これは、日本国の憲法前文です。いまから数十年前の私が中学生の時代、歴史の先生の課題で暗記させられた覚えがあります。当時は、もうそのような国策教育など一切ない時代でしたし、その先生も国家主義の強い方でもなかった覚えがあります。むしろ、学生の自由を尊重する革新的な先生でした。その先生に日本国憲法の条文の前文を暗記するように課題を出されたときには、意外に思えました。しかし、今となって、改めて読んでみると、実に自由尊重と責任主義を謳った革新的な内容です。
 皆様も、先入観を捨て、改めて読んで、この基本的理念の素晴らしさを再確認してください。この憲法の誕生には、様々な策略的な打算も関与していたかもしれませんが、図らずも(?)類まれなく理想的な文面が出来上がる結果となったといえると思います。

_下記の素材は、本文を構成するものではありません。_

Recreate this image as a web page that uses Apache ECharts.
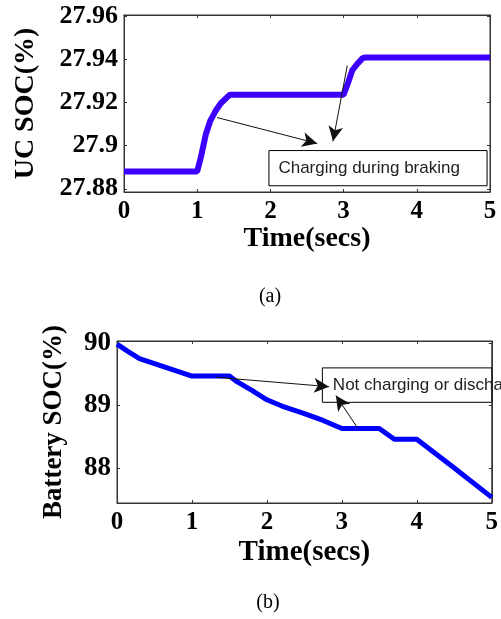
<!DOCTYPE html>
<html>
<head>
<meta charset="utf-8">
<script src="https://cdn.jsdelivr.net/npm/echarts@6/dist/echarts.min.js"></script>
<style>
  html, body { margin: 0; padding: 0; background: #fff; }
  #chart { width: 501px; height: 619px; }
</style>
</head>
<body>
<div id="chart"></div>
<script>
// (a) ultracapacitor state of charge
var ucTime = [0, 1.0, 1.05, 1.12, 1.18, 1.25, 1.32, 1.41, 1.45, 3.0, 3.06, 3.12, 3.19, 3.26, 3.3, 5.0];
var ucSoc = [27.888, 27.888, 27.8946, 27.9055, 27.9116, 27.916, 27.9195, 27.9225, 27.9236, 27.9236, 27.929, 27.935, 27.938, 27.9405, 27.9408, 27.9408];
var ucTicks = [27.88, 27.9, 27.92, 27.94, 27.96];

// (b) battery state of charge
var batTime = [0, 0.15, 0.3, 0.5, 0.75, 1.0, 1.5, 1.6, 1.8, 2.0, 2.2, 2.5, 2.75, 3.0, 3.5, 3.7, 4.0, 4.5, 5.0];
var batSoc = [89.98, 89.86, 89.75, 89.67, 89.57, 89.47, 89.47, 89.38, 89.24, 89.09, 88.99, 88.87, 88.76, 88.63, 88.63, 88.46, 88.46, 88.0, 87.53];
var batTicks = [88, 89, 90];

function pairs(xs, ys) {
    return xs.map(function (x, i) { return [x, ys[i]]; });
}

var serif = '"Liberation Serif", "Times New Roman", serif';
var sans = '"Liberation Sans", Arial, sans-serif';

function xAxisMain(grid, gap, nameSize) {
    return {
        type: 'value', gridIndex: grid, min: 0, max: 5, interval: 1,
        name: 'Time(secs)', nameLocation: 'middle', nameGap: gap,
        nameTextStyle: { fontFamily: serif, fontWeight: 'bold', fontSize: nameSize, color: '#000' },
        axisLine: { onZero: false, lineStyle: { color: '#333', width: 1 } },
        axisTick: { inside: true, length: 3, lineStyle: { color: '#333' } },
        axisLabel: { fontFamily: serif, fontWeight: 'bold', fontSize: 25, color: '#000', margin: 7 },
        splitLine: { show: false }
    };
}
function frameX(grid) {
    return {
        type: 'value', gridIndex: grid, min: 0, max: 5, interval: 1, position: 'top',
        axisLine: { onZero: false, lineStyle: { color: '#333', width: 1 } },
        axisTick: { inside: true, length: 3, lineStyle: { color: '#333' } },
        axisLabel: { show: false }, splitLine: { show: false }
    };
}
function yAxisMain(grid, min, max, ticks, title, gap, labelSize, nameSize) {
    return {
        type: 'value', gridIndex: grid, min: min, max: max,
        name: title, nameLocation: 'middle', nameGap: gap, nameRotate: 90,
        nameTextStyle: { fontFamily: serif, fontWeight: 'bold', fontSize: nameSize, color: '#000' },
        axisLine: { show: true, onZero: false, lineStyle: { color: '#333', width: 1 } },
        axisTick: { inside: true, length: 3, customValues: ticks, lineStyle: { color: '#333' } },
        axisLabel: { customValues: ticks, fontFamily: serif, fontWeight: 'bold', fontSize: labelSize, color: '#000', margin: 6 },
        splitLine: { show: false }
    };
}
function frameY(grid, min, max, ticks) {
    return {
        type: 'value', gridIndex: grid, min: min, max: max, position: 'right',
        axisLine: { show: true, onZero: false, lineStyle: { color: '#333', width: 1 } },
        axisTick: { inside: true, length: 3, customValues: ticks, lineStyle: { color: '#333' } },
        axisLabel: { show: false }, splitLine: { show: false }
    };
}

function arrow(from, to) {
    return [{ coord: from }, { coord: to }];
}

var chart = echarts.init(document.getElementById('chart'));
chart.setOption({
    backgroundColor: '#fff',
    animation: false,
    grid: [
        { left: 124, right: 11, top: 15, height: 177, show: true, borderColor: '#333', borderWidth: 1 },
        { left: 117, right: 2, top: 341, height: 162, show: true, borderColor: '#333', borderWidth: 1 }
    ],
    xAxis: [xAxisMain(0, 33, 28), frameX(0), xAxisMain(1, 35, 29), frameX(1)],
    yAxis: [
        yAxisMain(0, 27.8785, 27.9605, ucTicks, 'UC SOC(%)', 84, 26, 28),
        frameY(0, 27.8785, 27.9605, ucTicks),
        yAxisMain(1, 87.44, 90.03, batTicks, 'Battery SOC(%)', 49, 27, 27),
        frameY(1, 87.44, 90.03, batTicks)
    ],
    series: [
        {
            type: 'line', xAxisIndex: 0, yAxisIndex: 0, data: pairs(ucTime, ucSoc),
            showSymbol: false, clip: false,
            lineStyle: { color: '#3d00ff', width: 6 },
            markArea: {
                silent: true,
                itemStyle: { color: '#fff', borderColor: '#000', borderWidth: 1 },
                label: { show: true, position: 'insideLeft', distance: 10, fontFamily: sans, fontSize: 17, color: '#222' },
                data: [[{ coord: [1.98, 27.8977], name: 'Charging during braking' }, { coord: [4.96, 27.8814] }]]
            },
            markLine: {
                silent: true, symbol: ['none', 'arrow'], symbolSize: [11, 15],
                label: { show: false },
                lineStyle: { color: '#111', width: 1, type: 'solid' },
                data: [arrow([1.27, 27.913], [2.64, 27.901]), arrow([3.05, 27.937], [2.855, 27.902])]
            }
        },
        { type: 'line', xAxisIndex: 1, yAxisIndex: 1, data: [] },
        {
            type: 'line', xAxisIndex: 2, yAxisIndex: 2, data: pairs(batTime, batSoc),
            showSymbol: false, clip: false,
            lineStyle: { color: '#0000ff', width: 5 },
            markArea: {
                silent: true,
                itemStyle: { color: '#fff', borderColor: '#000', borderWidth: 1 },
                label: { show: true, position: 'insideLeft', distance: 11, fontFamily: sans, fontSize: 17, color: '#222' },
                data: [[{ coord: [2.74, 89.6], name: 'Not charging or discharging' }, { coord: [5.3, 89.05] }]]
            },
            markLine: {
                silent: true, symbol: ['none', 'arrow'], symbolSize: [11, 15],
                label: { show: false },
                lineStyle: { color: '#111', width: 1, type: 'solid' },
                data: [arrow([1.32, 89.45], [2.83, 89.3]), arrow([3.21, 88.64], [2.92, 89.16])]
            }
        },
        { type: 'line', xAxisIndex: 3, yAxisIndex: 3, data: [] }
    ],
    graphic: [
        { type: 'text', x: 270, y: 297, style: { text: '(a)', align: 'center', verticalAlign: 'middle', font: '20px ' + serif, fill: '#000' } },
        { type: 'text', x: 268, y: 603, style: { text: '(b)', align: 'center', verticalAlign: 'middle', font: '20px ' + serif, fill: '#000' } }
    ]
});
</script>
</body>
</html>
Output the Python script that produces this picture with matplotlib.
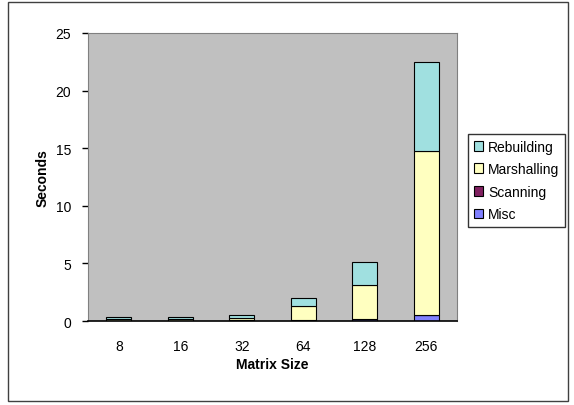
import matplotlib
matplotlib.use("Agg")
import matplotlib.pyplot as plt
import numpy as np
from matplotlib.patches import Rectangle

plt.rcParams['font.family'] = ['Liberation Sans', 'DejaVu Sans']

# Tiempos por fase para cada tamaño de matriz
tamanos = ['8', '16', '32', '64', '128', '256']
misc = [0.02, 0.02, 0.03, 0.05, 0.15, 0.50]
scanning = [0.02, 0.02, 0.02, 0.02, 0.03, 0.03]
marshalling = [0.11, 0.13, 0.20, 1.23, 2.97, 14.20]
rebuilding = [0.20, 0.20, 0.30, 0.67, 2.00, 7.72]

series = [
    ('Misc', misc, '#8080FF'),
    ('Scanning', scanning, '#802060'),
    ('Marshalling', marshalling, '#FFFFC0'),
    ('Rebuilding', rebuilding, '#A0E0E0'),
]

W, H = 574, 406
fig = plt.figure(figsize=(W / 100, H / 100), dpi=100)
fig.patch.set_facecolor('white')

# Marco exterior del gráfico
fig.add_artist(Rectangle((8 / W, 1 - 402 / H), 560 / W, 399 / H,
                         transform=fig.transFigure, fill=False,
                         edgecolor='#404040', linewidth=1.0))

ax = fig.add_axes([88 / W, 1 - 322 / H, 369 / W, 288 / H])
ax.set_facecolor('#C0C0C0')

x = np.arange(len(tamanos))
base = np.zeros(len(tamanos))
barras = {}
for nombre, valores, color in series:
    barras[nombre] = ax.bar(x, valores, bottom=base, width=0.41, color=color,
                            edgecolor='black', linewidth=0.8, label=nombre, zorder=3)
    base += np.array(valores)

ax.set_xlim(-0.5, len(tamanos) - 0.5)
ax.set_ylim(0, 25)
ax.set_yticks(range(0, 26, 5))
ax.set_xticks(x)
ax.set_xticklabels(tamanos)

for lado in ['top', 'right', 'left']:
    ax.spines[lado].set_color('#808080')
ax.spines['bottom'].set_color('black')
ax.spines['bottom'].set_linewidth(1.2)
ax.spines['bottom'].set_zorder(4)

ax.tick_params(axis='y', direction='out', length=4, width=1, color='black',
               pad=8, labelsize=10)
ax.tick_params(axis='x', length=0, pad=13, labelsize=10)

ax.set_xlabel('Matrix Size', fontsize=10, fontweight='bold', labelpad=3)
fig.text(43 / W, 1 - 178 / H, 'Seconds', rotation=90, fontsize=10,
         fontweight='bold', ha='center', va='center')

orden = ['Rebuilding', 'Marshalling', 'Scanning', 'Misc']
leg = ax.legend([barras[n] for n in orden], orden,
                loc='upper left', bbox_to_anchor=(468 / W, 1 - 135 / H),
                bbox_transform=fig.transFigure, fontsize=10,
                frameon=True, fancybox=False, edgecolor='black',
                handlelength=0.7, handleheight=0.7, handletextpad=0.35,
                labelspacing=0.62, borderpad=0.4, borderaxespad=0)
leg.get_frame().set_linewidth(1.0)

plt.savefig('out.png', dpi=100)
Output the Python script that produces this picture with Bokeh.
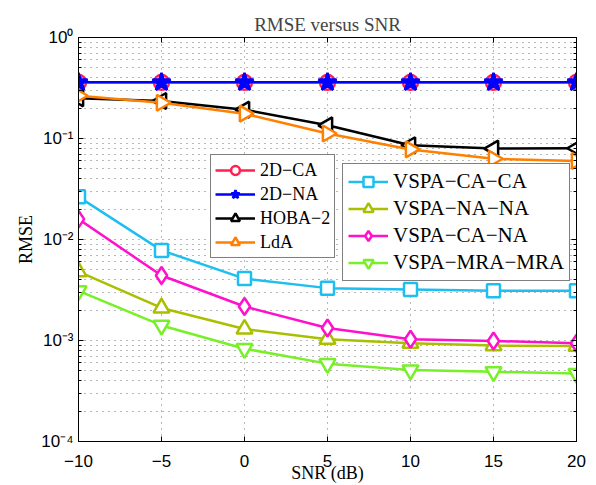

このような戦争廃絶、人の尊厳に関する主張、言論、学術的見解、哲学などの文言は、聞いたり、見たりすることはあっても、一国家の公の、それも国家規律の最高に位置する文面に明文化されていることは、奇跡であり、尊敬に値する法典であると考えます。

 この憲法・前文の理想を米国非難の道具にするのも、ただの看板にするのも、そして本物にするのも、私たち次第であることは間違いのない事実です。

2005年 吉日



★注★ 決して極右翼的運動や思想普及の目的ではありません。貧しい想像のないように、くれぐれもお断りいたします。

日本国憲法

前文


日本国民は、正当に選挙された国会における代表者を通じて行動し、われらとわれらの子孫のために、諸国民との協和による成果と、わが国全土にわたつて自由のもたらす恵沢を確保し、政府の行為によつて再び戦争の惨禍が起こることのないやうにすることを決意し、ここに主権が国民に存することを宣言し、この憲法を確定する。そもそも国政は、国民の厳粛な信託によるものであつて、その権威は国民に由来し、その権力は国民の代表者がこれを行使し、その福利は国民がこれを享受する。これは人類普遍の原理であり、この憲法はかかる原理に基くものである。われらは、これに反する一切の憲法、法令及び詔勅を排除する。
 日本国民は、恒久の平和を念願し、人間相互の関係を支配する崇高な理想を深く自覚するのであつて、平和を愛する諸国民の公正と信義に信頼して、われらの安全と生存を保持しようと決意した。われらは、平和を維持し、専制と隷従、圧迫と偏狭を地上から永遠に除去しようと努めてゐる国際社会において、名誉ある地位を占めたいと思ふ。われらは、全世界の国民が、ひとしく恐怖と欠乏から免かれ、平和のうちに生存する権利を有することを確認する。
 われらは、いづれの国家も、自国のことのみに専念して他国を無視してはならないのであつて、政治道徳の法則は、普遍的なものであり、この法則に従ふことは、自国の主権を維持し、他国と対等関係に立たうとする各国の責務であると信ずる。
 日本国民は、国家の名誉にかけ、全力をあげてこの崇高な理想と目的を達成することを誓ふ。